Work required.
From the line containing "Write a Python" through the line containing "75.7, 75.7, 75.7]", retype each line exactly; include both end lines and nothing beyond them.

Supplied entries.
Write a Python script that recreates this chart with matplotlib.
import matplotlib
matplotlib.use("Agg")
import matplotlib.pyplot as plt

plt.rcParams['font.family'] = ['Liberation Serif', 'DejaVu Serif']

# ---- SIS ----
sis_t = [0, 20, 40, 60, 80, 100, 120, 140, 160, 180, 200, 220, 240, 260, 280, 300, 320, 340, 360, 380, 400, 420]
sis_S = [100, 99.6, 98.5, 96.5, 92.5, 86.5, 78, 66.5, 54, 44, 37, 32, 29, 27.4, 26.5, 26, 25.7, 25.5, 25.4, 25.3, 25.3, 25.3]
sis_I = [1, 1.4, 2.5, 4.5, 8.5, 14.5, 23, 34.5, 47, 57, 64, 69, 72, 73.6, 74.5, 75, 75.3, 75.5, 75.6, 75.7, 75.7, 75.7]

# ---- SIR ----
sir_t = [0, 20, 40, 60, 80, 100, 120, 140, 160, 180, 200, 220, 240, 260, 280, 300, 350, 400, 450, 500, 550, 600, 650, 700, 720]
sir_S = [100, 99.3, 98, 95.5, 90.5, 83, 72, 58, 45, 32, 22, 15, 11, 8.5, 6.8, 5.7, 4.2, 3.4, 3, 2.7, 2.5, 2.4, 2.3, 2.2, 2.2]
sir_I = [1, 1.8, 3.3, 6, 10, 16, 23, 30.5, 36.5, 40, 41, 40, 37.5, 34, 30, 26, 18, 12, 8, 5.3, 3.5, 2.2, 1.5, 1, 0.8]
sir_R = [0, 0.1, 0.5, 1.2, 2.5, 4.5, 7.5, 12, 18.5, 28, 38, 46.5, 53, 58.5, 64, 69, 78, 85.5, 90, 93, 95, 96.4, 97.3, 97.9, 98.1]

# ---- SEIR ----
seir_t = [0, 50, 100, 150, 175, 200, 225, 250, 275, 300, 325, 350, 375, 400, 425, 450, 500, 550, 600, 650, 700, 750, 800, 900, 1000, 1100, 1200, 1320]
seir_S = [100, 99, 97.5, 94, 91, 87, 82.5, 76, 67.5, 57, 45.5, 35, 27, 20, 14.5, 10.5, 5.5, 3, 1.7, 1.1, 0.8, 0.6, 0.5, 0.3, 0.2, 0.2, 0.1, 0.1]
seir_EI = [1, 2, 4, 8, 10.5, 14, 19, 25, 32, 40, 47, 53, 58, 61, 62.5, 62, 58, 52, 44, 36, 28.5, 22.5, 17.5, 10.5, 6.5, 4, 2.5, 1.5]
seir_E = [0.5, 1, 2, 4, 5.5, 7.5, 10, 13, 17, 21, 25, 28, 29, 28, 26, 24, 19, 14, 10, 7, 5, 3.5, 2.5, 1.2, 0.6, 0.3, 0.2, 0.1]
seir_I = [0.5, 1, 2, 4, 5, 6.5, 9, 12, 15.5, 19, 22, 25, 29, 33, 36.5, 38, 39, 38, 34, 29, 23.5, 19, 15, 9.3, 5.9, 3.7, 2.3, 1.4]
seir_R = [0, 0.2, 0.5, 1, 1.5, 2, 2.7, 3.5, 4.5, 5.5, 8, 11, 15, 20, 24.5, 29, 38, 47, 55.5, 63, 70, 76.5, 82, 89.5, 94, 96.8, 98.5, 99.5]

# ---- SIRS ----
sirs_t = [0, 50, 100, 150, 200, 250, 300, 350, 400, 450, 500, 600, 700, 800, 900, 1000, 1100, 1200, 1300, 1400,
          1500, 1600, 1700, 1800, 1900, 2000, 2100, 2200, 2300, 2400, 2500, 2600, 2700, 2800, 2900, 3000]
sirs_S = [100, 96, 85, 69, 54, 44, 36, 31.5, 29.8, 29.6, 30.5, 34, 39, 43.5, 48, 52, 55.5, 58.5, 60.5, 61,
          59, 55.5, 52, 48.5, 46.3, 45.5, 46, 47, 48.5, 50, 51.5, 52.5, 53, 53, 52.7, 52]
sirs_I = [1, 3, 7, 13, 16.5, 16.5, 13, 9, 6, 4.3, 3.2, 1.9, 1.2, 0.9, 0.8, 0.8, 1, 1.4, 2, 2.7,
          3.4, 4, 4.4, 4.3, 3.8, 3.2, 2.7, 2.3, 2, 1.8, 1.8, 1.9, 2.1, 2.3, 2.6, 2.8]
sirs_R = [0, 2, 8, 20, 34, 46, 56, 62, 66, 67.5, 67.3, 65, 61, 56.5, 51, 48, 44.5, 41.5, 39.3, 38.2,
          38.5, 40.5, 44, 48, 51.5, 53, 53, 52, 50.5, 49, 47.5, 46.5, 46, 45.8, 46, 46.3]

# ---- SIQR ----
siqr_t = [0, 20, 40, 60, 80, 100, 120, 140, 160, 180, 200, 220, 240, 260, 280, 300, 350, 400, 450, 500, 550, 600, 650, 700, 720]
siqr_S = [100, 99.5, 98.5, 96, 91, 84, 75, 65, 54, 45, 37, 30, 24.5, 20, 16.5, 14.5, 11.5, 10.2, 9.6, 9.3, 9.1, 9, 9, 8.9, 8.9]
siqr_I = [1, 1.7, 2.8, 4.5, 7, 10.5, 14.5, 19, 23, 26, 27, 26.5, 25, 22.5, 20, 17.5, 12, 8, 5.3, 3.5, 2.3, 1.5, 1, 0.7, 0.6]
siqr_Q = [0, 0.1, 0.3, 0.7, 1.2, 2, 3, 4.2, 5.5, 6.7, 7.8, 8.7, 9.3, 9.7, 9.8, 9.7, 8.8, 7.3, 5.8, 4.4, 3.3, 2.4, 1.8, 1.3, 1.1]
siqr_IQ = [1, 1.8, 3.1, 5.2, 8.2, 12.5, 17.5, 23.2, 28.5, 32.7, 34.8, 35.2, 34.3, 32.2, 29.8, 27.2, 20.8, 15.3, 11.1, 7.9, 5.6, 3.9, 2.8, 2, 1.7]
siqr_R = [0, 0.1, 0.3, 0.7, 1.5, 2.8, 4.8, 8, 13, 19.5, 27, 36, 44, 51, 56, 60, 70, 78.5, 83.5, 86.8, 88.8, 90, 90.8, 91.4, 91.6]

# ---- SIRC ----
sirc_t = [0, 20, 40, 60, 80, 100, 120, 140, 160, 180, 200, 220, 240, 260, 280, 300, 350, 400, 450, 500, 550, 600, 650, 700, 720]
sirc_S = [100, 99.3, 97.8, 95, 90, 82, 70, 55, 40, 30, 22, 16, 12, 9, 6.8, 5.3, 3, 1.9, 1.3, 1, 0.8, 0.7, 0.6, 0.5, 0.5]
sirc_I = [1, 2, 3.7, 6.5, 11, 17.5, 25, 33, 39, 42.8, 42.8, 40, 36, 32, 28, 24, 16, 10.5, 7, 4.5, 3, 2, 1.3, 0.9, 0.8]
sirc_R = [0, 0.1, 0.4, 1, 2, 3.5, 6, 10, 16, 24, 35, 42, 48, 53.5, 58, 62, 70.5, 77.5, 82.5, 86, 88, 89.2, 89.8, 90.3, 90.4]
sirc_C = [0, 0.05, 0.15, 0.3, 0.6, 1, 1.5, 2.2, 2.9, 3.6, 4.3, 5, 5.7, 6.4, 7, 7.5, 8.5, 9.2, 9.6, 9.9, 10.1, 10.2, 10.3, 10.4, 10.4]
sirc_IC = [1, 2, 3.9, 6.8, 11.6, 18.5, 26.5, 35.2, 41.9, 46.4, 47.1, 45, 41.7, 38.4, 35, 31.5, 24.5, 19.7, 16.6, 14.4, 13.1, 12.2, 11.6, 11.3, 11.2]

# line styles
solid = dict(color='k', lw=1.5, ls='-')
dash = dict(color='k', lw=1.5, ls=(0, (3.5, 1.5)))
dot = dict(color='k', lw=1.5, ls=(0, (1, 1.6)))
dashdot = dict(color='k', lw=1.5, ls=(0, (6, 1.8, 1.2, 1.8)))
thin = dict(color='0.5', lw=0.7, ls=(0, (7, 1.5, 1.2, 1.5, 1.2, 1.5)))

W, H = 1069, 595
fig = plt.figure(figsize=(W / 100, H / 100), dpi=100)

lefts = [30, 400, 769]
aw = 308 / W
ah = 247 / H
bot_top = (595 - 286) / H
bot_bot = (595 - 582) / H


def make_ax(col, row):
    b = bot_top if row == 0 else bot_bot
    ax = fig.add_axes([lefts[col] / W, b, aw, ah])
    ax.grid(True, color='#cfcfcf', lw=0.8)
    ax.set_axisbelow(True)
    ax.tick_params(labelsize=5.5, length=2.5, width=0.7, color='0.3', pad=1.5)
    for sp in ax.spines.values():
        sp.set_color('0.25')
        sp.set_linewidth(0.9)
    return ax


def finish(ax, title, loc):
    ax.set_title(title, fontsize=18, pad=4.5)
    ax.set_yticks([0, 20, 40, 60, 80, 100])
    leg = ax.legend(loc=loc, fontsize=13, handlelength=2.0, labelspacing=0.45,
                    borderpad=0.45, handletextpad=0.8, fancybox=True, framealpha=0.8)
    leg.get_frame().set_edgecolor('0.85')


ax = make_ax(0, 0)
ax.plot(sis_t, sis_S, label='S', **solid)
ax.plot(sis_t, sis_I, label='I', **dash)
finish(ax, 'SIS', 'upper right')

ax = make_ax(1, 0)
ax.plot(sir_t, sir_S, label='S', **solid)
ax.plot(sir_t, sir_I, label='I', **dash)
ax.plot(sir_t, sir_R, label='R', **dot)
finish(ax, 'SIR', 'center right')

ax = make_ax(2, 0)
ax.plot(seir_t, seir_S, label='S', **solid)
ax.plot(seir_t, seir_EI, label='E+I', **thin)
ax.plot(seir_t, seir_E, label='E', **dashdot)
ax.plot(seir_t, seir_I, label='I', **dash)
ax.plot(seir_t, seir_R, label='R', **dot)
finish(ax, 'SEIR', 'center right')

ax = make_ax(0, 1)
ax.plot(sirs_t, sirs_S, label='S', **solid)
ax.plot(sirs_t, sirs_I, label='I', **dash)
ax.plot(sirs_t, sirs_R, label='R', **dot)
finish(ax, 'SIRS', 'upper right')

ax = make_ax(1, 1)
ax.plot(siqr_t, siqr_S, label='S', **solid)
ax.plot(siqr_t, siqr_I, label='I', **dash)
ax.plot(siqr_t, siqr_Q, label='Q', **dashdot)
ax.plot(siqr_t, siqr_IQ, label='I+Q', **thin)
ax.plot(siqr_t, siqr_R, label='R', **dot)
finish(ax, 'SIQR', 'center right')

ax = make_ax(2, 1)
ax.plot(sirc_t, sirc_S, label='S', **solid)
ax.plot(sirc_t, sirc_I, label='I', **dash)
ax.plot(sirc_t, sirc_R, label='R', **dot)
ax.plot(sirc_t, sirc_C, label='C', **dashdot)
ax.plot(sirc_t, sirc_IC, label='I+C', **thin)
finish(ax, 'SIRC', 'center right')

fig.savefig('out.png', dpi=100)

==

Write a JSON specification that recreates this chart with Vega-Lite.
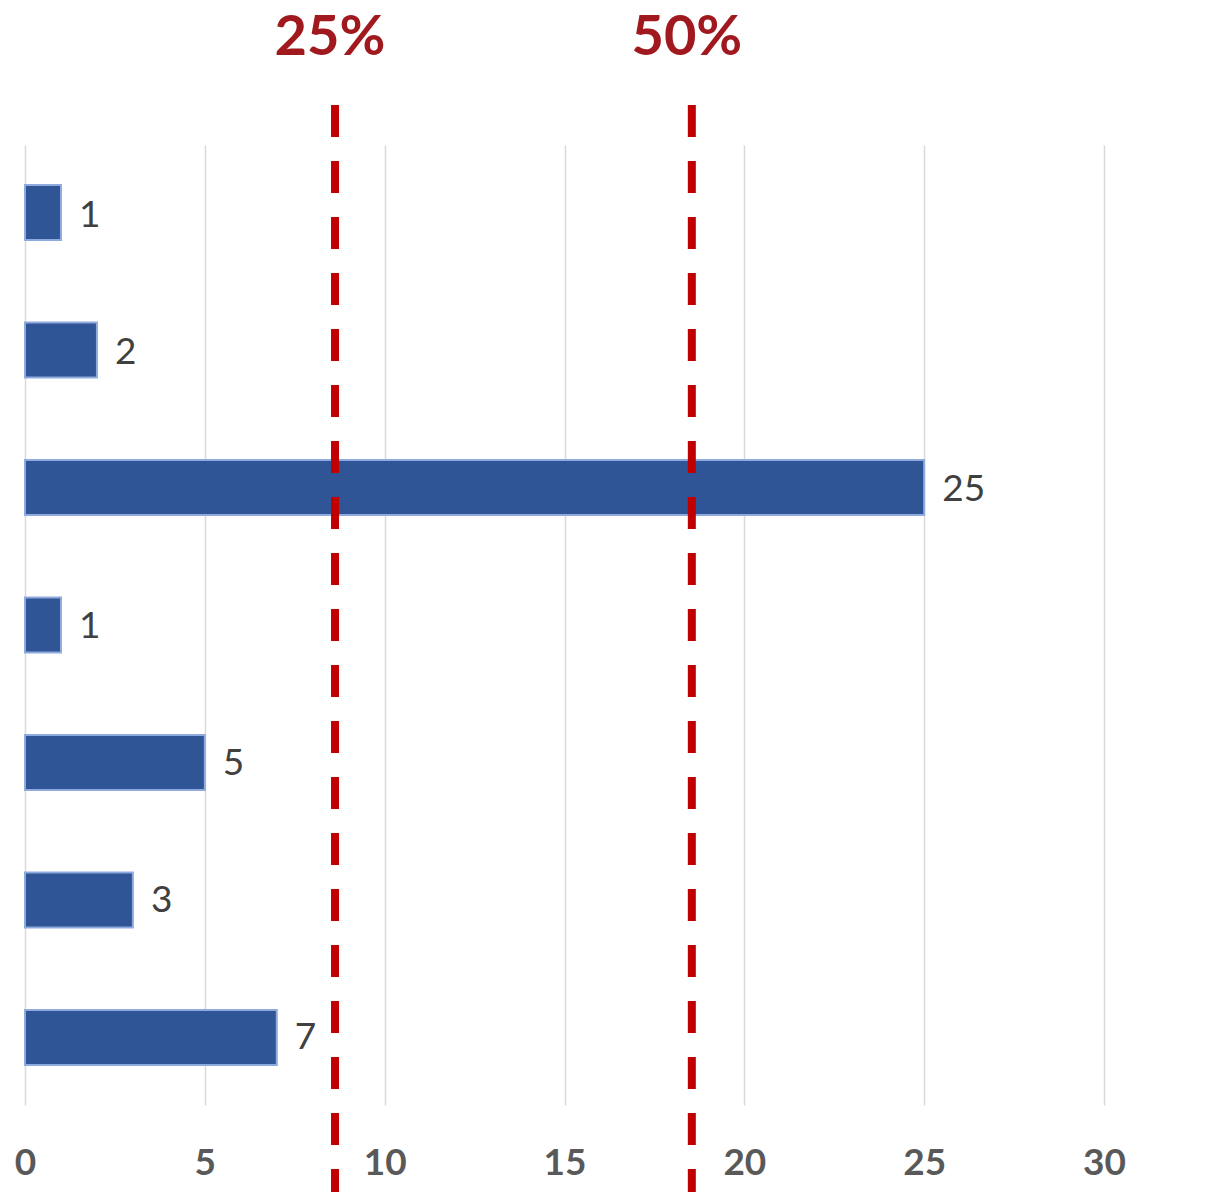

Correct response.
Write a Python script that recreates this chart with matplotlib.
import matplotlib
matplotlib.use("Agg")
import matplotlib.pyplot as plt

plt.rcParams['font.family'] = ['Liberation Serif', 'DejaVu Serif']

# ---- SIS ----
sis_t = [0, 20, 40, 60, 80, 100, 120, 140, 160, 180, 200, 220, 240, 260, 280, 300, 320, 340, 360, 380, 400, 420]
sis_S = [100, 99.6, 98.5, 96.5, 92.5, 86.5, 78, 66.5, 54, 44, 37, 32, 29, 27.4, 26.5, 26, 25.7, 25.5, 25.4, 25.3, 25.3, 25.3]
sis_I = [1, 1.4, 2.5, 4.5, 8.5, 14.5, 23, 34.5, 47, 57, 64, 69, 72, 73.6, 74.5, 75, 75.3, 75.5, 75.6, 75.7, 75.7, 75.7]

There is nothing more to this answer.